Удар, таким образом, наносился не со стороны политики, но эстетики, и тем не менее «Багровый остров» у Таирова нареканий не вызвал. Великий режиссер увидел в этой пьесе протест против «отвратительного мещанского, беспринципного приспособленчества», против «уродливых штампов псевдореволюционных пьес, способных лишь осквернить дело революции и сыграть обратную, антиобщественную роль, заменяя подлинный пафос и силу революционной природы мещанским сладковатым сиропом беспомощного и штампованного суррогата. В нашу эпоху, эпоху подлинной культурной революции, является, на наш взгляд, серьезной общественной задачей в порядке самокритики окончательно разоблачить лживость подобных приемов, к сожалению, еще до конца не изжитых до настоящего времени. Эту общественную и культурно важную цель преследует в нашем театре „ Багровый остров“ – спектакль, задача которого является путем сатиры ниспровергнуть готовые пустые штампы как общественного, так и театрального порядка» [167].
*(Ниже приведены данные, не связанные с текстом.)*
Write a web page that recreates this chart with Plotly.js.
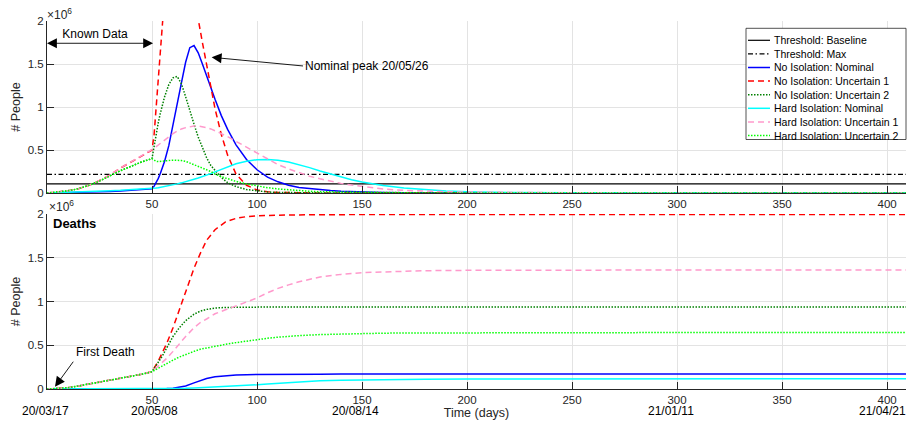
<!DOCTYPE html>
<html><head><meta charset="utf-8">
<script src="https://cdn.plot.ly/plotly-3.0.1.min.js"></script>
<style>html,body{margin:0;padding:0;background:#fff}#chart{width:907px;height:429px}</style>
</head><body><div id="chart"></div>
<script>
// ---------- data (values in millions of people) ----------
const seriesNames = ['Threshold: Baseline','Threshold: Max','No Isolation: Nominal','No Isolation: Uncertain 1','No Isolation: Uncertain 2','Hard Isolation: Nominal','Hard Isolation: Uncertain 1','Hard Isolation: Uncertain 2'];
const thresholdBaseline = 0.105;
const thresholdMax = 0.217;
const xRangeEnd = 409;

// top panel: active cases
const tTop = [0,5,10,15,20,25,30,35,40,45,50,51,52,53,54,55,56,58,60,62,64,66,68,70,72,74,76,78,80,83,86,90,95,100,105,110,115,120,125,130,135,140,145,150,160,170,180,190,200,220,250,300,350,409];
const noIsoNominal = [0,0.002,0.004,0.007,0.01,0.014,0.018,0.024,0.03,0.039,0.05,0.08,0.12,0.17,0.23,0.3,0.37,0.55,0.78,1.02,1.28,1.52,1.69,1.715,1.63,1.5,1.36,1.22,1.09,0.9,0.74,0.56,0.39,0.27,0.185,0.13,0.09,0.065,0.05,0.038,0.028,0.02,0.015,0.011,0.006,0.0035,0.002,0.001,0.0005,0,0,0,0,0];
const noIsoUnc1 = [0,0.01,0.025,0.05,0.09,0.145,0.21,0.29,0.36,0.43,0.5,0.68,1.0,1.38,1.72,2.02,2.3,2.75,3.05,3.2,3.2,3.0,2.7,2.35,2.02,1.75,1.48,1.22,0.98,0.68,0.44,0.22,0.09,0.035,0.015,0.007,0.003,0.0015,0.001,0,0,0,0,0,0,0,0,0,0,0,0,0,0,0];
const noIsoUnc2 = [0,0.01,0.025,0.05,0.09,0.14,0.2,0.26,0.31,0.36,0.4,0.55,0.7,0.82,0.93,1.03,1.12,1.26,1.34,1.355,1.27,1.12,0.95,0.8,0.65,0.52,0.41,0.32,0.26,0.18,0.12,0.075,0.04,0.022,0.012,0.007,0.004,0.002,0.001,0,0,0,0,0,0,0,0,0,0,0,0,0,0,0];
const hardIsoNominal = [0,0.003,0.007,0.011,0.016,0.021,0.026,0.031,0.037,0.043,0.05,0.054,0.058,0.062,0.066,0.07,0.075,0.085,0.095,0.106,0.118,0.13,0.145,0.16,0.175,0.19,0.205,0.225,0.245,0.275,0.305,0.34,0.37,0.387,0.39,0.381,0.36,0.33,0.295,0.255,0.22,0.185,0.155,0.128,0.086,0.057,0.037,0.024,0.015,0.006,0.002,0.0003,0,0];
const hardIsoUnc1 = [0,0.01,0.025,0.05,0.09,0.145,0.21,0.29,0.36,0.43,0.5,0.52,0.54,0.56,0.58,0.6,0.62,0.66,0.69,0.72,0.745,0.76,0.772,0.778,0.778,0.772,0.76,0.745,0.725,0.69,0.655,0.6,0.53,0.46,0.39,0.33,0.28,0.235,0.195,0.165,0.135,0.112,0.092,0.076,0.046,0.031,0.021,0.015,0.011,0.005,0.002,0,0,0];
const hardIsoUnc2 = [0,0.01,0.025,0.05,0.09,0.14,0.2,0.26,0.31,0.36,0.4,0.38,0.368,0.365,0.366,0.368,0.372,0.378,0.382,0.383,0.378,0.368,0.35,0.33,0.31,0.29,0.27,0.25,0.22,0.19,0.165,0.135,0.105,0.08,0.062,0.047,0.036,0.027,0.02,0.015,0.013,0.01,0.008,0.006,0.004,0.002,0.001,0.0005,0,0,0,0,0,0];

// bottom panel: cumulative deaths
const tBot = [0,5,10,15,20,25,30,35,40,45,50,53,55,57,60,63,66,70,73,76,80,85,90,95,100,105,110,115,120,130,140,150,160,170,180,200,220,250,300,350,409];
const dNoIsoNominal = [0,0,0,0,0,0,0,0,0.001,0.0015,0.002,0.003,0.004,0.006,0.01,0.02,0.035,0.07,0.098,0.12,0.14,0.153,0.16,0.164,0.166,0.167,0.168,0.169,0.169,0.17,0.171,0.171,0.171,0.171,0.171,0.171,0.171,0.171,0.171,0.171,0.171];
const dNoIsoUnc1 = [0,0.004,0.015,0.035,0.057,0.08,0.1,0.12,0.143,0.168,0.198,0.32,0.42,0.52,0.7,0.9,1.1,1.38,1.55,1.7,1.82,1.91,1.95,1.97,1.98,1.985,1.99,1.99,1.99,1.993,1.995,1.995,1.995,1.995,1.995,1.995,1.995,1.995,1.995,1.995,1.995];
const dNoIsoUnc2 = [0,0.004,0.015,0.035,0.057,0.08,0.1,0.12,0.143,0.168,0.198,0.3,0.38,0.47,0.6,0.7,0.78,0.855,0.89,0.91,0.925,0.932,0.935,0.937,0.937,0.937,0.937,0.937,0.937,0.937,0.937,0.937,0.937,0.937,0.937,0.937,0.937,0.937,0.937,0.937,0.937];
const dHardIsoNominal = [0,0,0,0,0,0,0,0,0.001,0.0015,0.002,0.003,0.0035,0.004,0.005,0.006,0.008,0.011,0.014,0.017,0.022,0.028,0.035,0.041,0.048,0.057,0.066,0.074,0.082,0.093,0.1,0.105,0.108,0.11,0.112,0.114,0.115,0.115,0.116,0.116,0.116];
const dHardIsoUnc1 = [0,0.004,0.015,0.035,0.057,0.08,0.1,0.12,0.143,0.168,0.198,0.26,0.3,0.35,0.43,0.52,0.6,0.7,0.76,0.8,0.86,0.905,0.95,0.995,1.04,1.1,1.15,1.19,1.225,1.28,1.31,1.33,1.34,1.348,1.352,1.356,1.358,1.36,1.36,1.36,1.36];
const dHardIsoUnc2 = [0,0.004,0.015,0.035,0.057,0.08,0.1,0.12,0.143,0.168,0.198,0.24,0.265,0.29,0.33,0.365,0.395,0.43,0.455,0.47,0.49,0.51,0.53,0.548,0.565,0.58,0.592,0.602,0.61,0.622,0.63,0.635,0.638,0.64,0.641,0.643,0.645,0.645,0.645,0.645,0.645];

const xTickVals = [50,100,150,200,250,300,350,400];
const xTickText = ['50','100','150','200','250','300','350','400'];
const yTickVals = [0,0.5,1,1.5,2];
const yTickText = ['0','0.5','1','1.5','2'];
const dateLabels = ['20/03/17','20/05/08','20/08/14','21/01/11','21/04/21'];
const datePos = [0,51,146.7,296.9,398];
const yTitle = '# People';
const xTitle = 'Time (days)';

// ---------- styles ----------
const W = 907, H = 429;
const FONT = 'Liberation Sans, Arial, Helvetica, sans-serif';
const INK = '#262626';
const styles = [
  {color:'#000000', dash:'solid', width:1.2},
  {color:'#000000', dash:'5px,2.5px,1.5px,2.5px', width:1.2},
  {color:'#0000ff', dash:'solid', width:1.5},
  {color:'#ff0000', dash:'6px,4px', width:1.5},
  {color:'#008000', dash:'1.5px,1.5px', width:1.5},
  {color:'#00ffff', dash:'solid', width:1.5},
  {color:'#ff99cc', dash:'6px,4px', width:1.5},
  {color:'#00ff00', dash:'1.5px,1.5px', width:1.5}
];
const px2x = p => p / W;
const px2y = p => (H - p) / H;

function line(x, y, i, xa, ya) {
  return {x:x, y:y, type:'scatter', mode:'lines', name:seriesNames[i], xaxis:xa, yaxis:ya,
          line:{color:styles[i].color, dash:styles[i].dash, width:styles[i].width},
          showlegend:false, hoverinfo:'skip'};
}

const traces = [
  line([0,xRangeEnd],[thresholdBaseline,thresholdBaseline],0,'x','y'),
  line([0,xRangeEnd],[thresholdMax,thresholdMax],1,'x','y'),
  line(tTop, noIsoNominal, 2,'x','y'),
  line(tTop, noIsoUnc1, 3,'x','y'),
  line(tTop, noIsoUnc2, 4,'x','y'),
  line(tTop, hardIsoNominal, 5,'x','y'),
  line(tTop, hardIsoUnc1, 6,'x','y'),
  line(tTop, hardIsoUnc2, 7,'x','y'),
  line(tBot, dNoIsoNominal, 2,'x2','y2'),
  line(tBot, dNoIsoUnc1, 3,'x2','y2'),
  line(tBot, dNoIsoUnc2, 4,'x2','y2'),
  line(tBot, dHardIsoNominal, 5,'x2','y2'),
  line(tBot, dHardIsoUnc1, 6,'x2','y2'),
  line(tBot, dHardIsoUnc2, 7,'x2','y2')
];

const xDom = [px2x(47), px2x(906)];
function xAxis(anchor, title) {
  const a = {domain:xDom, range:[0,xRangeEnd], anchor:anchor, tickvals:xTickVals, ticktext:xTickText,
          ticks:'inside', ticklen:7, tickcolor:INK, tickwidth:1, showline:true, linecolor:INK, linewidth:1,
          showgrid:true, gridcolor:'#e3e3e3', gridwidth:1, zeroline:false,
          tickfont:{family:FONT, size:11.5, color:INK}, fixedrange:true};
  if (title) a.title = {text:title, standoff:0, font:{family:FONT, size:12.5, color:INK}};
  return a;
}
function yAxis(dom, anchor) {
  return {domain:dom, range:[0,2], anchor:anchor, tickvals:yTickVals, ticktext:yTickText,
          ticks:'inside', ticklen:7, tickcolor:INK, tickwidth:1, showline:true, linecolor:INK, linewidth:1,
          showgrid:true, gridcolor:'#e3e3e3', gridwidth:1, zeroline:false,
          title:{text:yTitle, standoff:4, font:{family:FONT, size:12.5, color:INK}},
          tickfont:{family:FONT, size:11.5, color:INK}, fixedrange:true};
}

const ann = [];
const txt = (o) => Object.assign({showarrow:false, font:{family:FONT, size:12, color:'#000'}}, o);
const arrowStyle = {showarrow:true, arrowhead:2, arrowsize:2.2, arrowwidth:0.9, arrowcolor:'#000', standoff:0, startstandoff:0};
// exponent labels
ann.push(txt({xref:'paper', yref:'paper', x:px2x(45), y:px2y(14), xanchor:'left', yanchor:'middle', text:'×10<sup>6</sup>', font:{family:FONT, size:12, color:INK}}));
ann.push(txt({xref:'paper', yref:'paper', x:px2x(47), y:px2y(206), xanchor:'left', yanchor:'middle', text:'×10<sup>6</sup>', font:{family:FONT, size:12, color:INK}}));
// date labels
dateLabels.forEach((d,i) => ann.push(txt({xref:'x2', yref:'paper', x:datePos[i], xshift:(i===0?-2:0), y:px2y(411), xanchor:'center', yanchor:'middle', text:d, font:{family:FONT, size:12, color:'#000'}})));
// Known Data: text sits above a double arrow spanning the known-data window
ann.push(Object.assign({}, arrowStyle, {xref:'x', yref:'y', axref:'x', ayref:'y', x:50.5, y:1.741, ax:0, ay:1.741,
  xanchor:'left', yanchor:'bottom', arrowside:'end+start', startarrowhead:2, startarrowsize:2.2,
  text:'&nbsp;&nbsp;&nbsp;&nbsp;Known Data', font:{family:FONT, size:12, color:'#000'}}));
// Nominal peak
ann.push(Object.assign({}, arrowStyle, {xref:'x', yref:'y', axref:'x', ayref:'y', x:78.4, y:1.578, ax:121.9, ay:1.477,
  xanchor:'left', yanchor:'middle', text:'Nominal peak 20/05/26', font:{family:FONT, size:12, color:'#000'}}));
// Deaths
ann.push(txt({xref:'x2', yref:'y2', x:1.9, y:1.886, xanchor:'left', yanchor:'middle', text:'<b>Deaths</b>', font:{family:FONT, size:13, color:'#000'}}));
// First Death
ann.push(Object.assign({}, arrowStyle, {xref:'x2', yref:'y2', axref:'x2', ayref:'y2', x:3.8, y:0.026, ax:12.5, ay:0.312,
  xanchor:'left', yanchor:'bottom', borderpad:2, text:'First Death', font:{family:FONT, size:12, color:'#000'}}));

// compact legend (rows spaced like the reference)
const shapes = [];
shapes.push({type:'rect', xref:'paper', yref:'paper', x0:px2x(746), x1:px2x(906), y0:px2y(139.5), y1:px2y(28.3), fillcolor:'#ffffff', line:{color:INK, width:0.8}, layer:'above'});
seriesNames.forEach((n,i) => {
  const py = 40.3 + i*13.6;
  shapes.push({type:'line', xref:'paper', yref:'paper', x0:px2x(748), x1:px2x(770), y0:px2y(py), y1:px2y(py), line:{color:styles[i].color, dash:styles[i].dash, width:styles[i].width}, layer:'above'});
  ann.push(txt({xref:'paper', yref:'paper', x:px2x(771.5), y:px2y(py), xanchor:'left', yanchor:'middle', text:n, font:{family:FONT, size:10.5, color:'#000'}}));
});

const layout = {
  width:W, height:H, margin:{l:0, r:0, t:0, b:0, autoexpand:false},
  paper_bgcolor:'#fff', plot_bgcolor:'#fff', showlegend:false,
  xaxis:xAxis('y', null), yaxis:yAxis([px2y(193), px2y(21)], 'x'),
  xaxis2:xAxis('y2', xTitle), yaxis2:yAxis([px2y(389), px2y(214)], 'x2'),
  annotations:ann, shapes:shapes, font:{family:FONT}
};
Plotly.newPlot('chart', traces, layout, {displayModeBar:false, staticPlot:true});
</script>
</body></html>
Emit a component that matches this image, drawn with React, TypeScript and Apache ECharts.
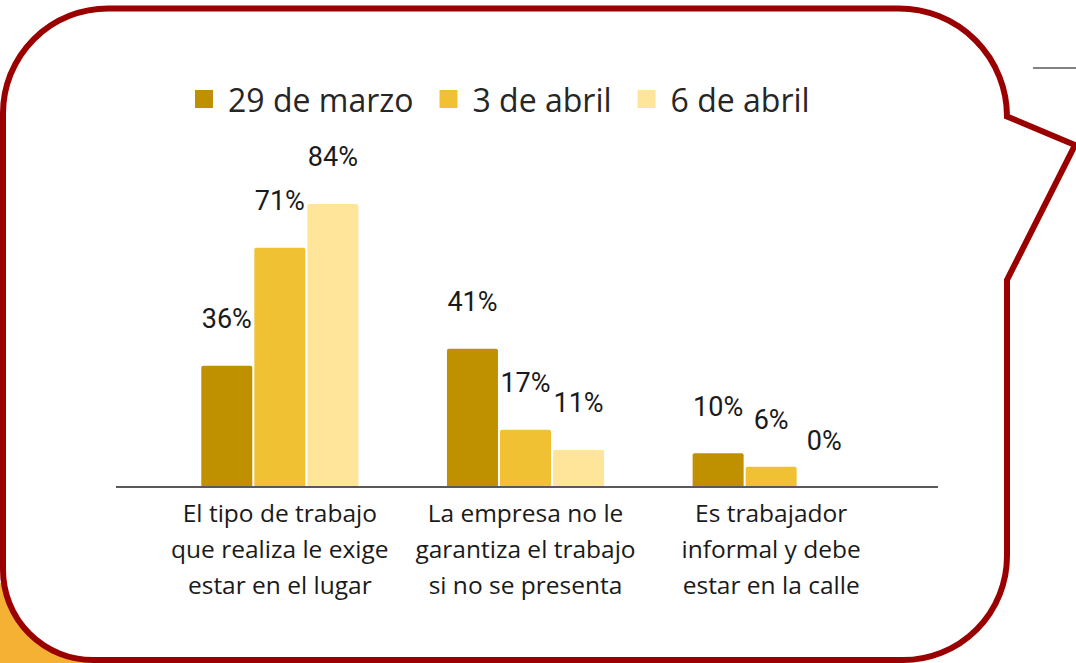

Разумеется, эти звонкие слова писались главным образом для оправдания постановки и предупреждения ударов со стороны пролетарской критики. Но дело не только в этом. И Таиров, и Мейерхольд признали в Булгакове значительное художественное явление. Он был интересен им при всем несходстве эстетических концепций. И возражение вызывал не сам драматург, но то, как его пьесы были поставлены МХАТом и театром Вахтангова. «Левые» хотели поставить своего Булгакова, отсюда такой настойчивый интерес Мейерхольда к человеку, который уже успел в «Роковых яйцах» его похоронить под обломками декораций «Бориса Годунова». Помнил или не помнил Мейерхольд об этом эпизоде из фантастических «Роковых яиц», но он несколько раз предлагал Булгакову представить пьесу для его театра.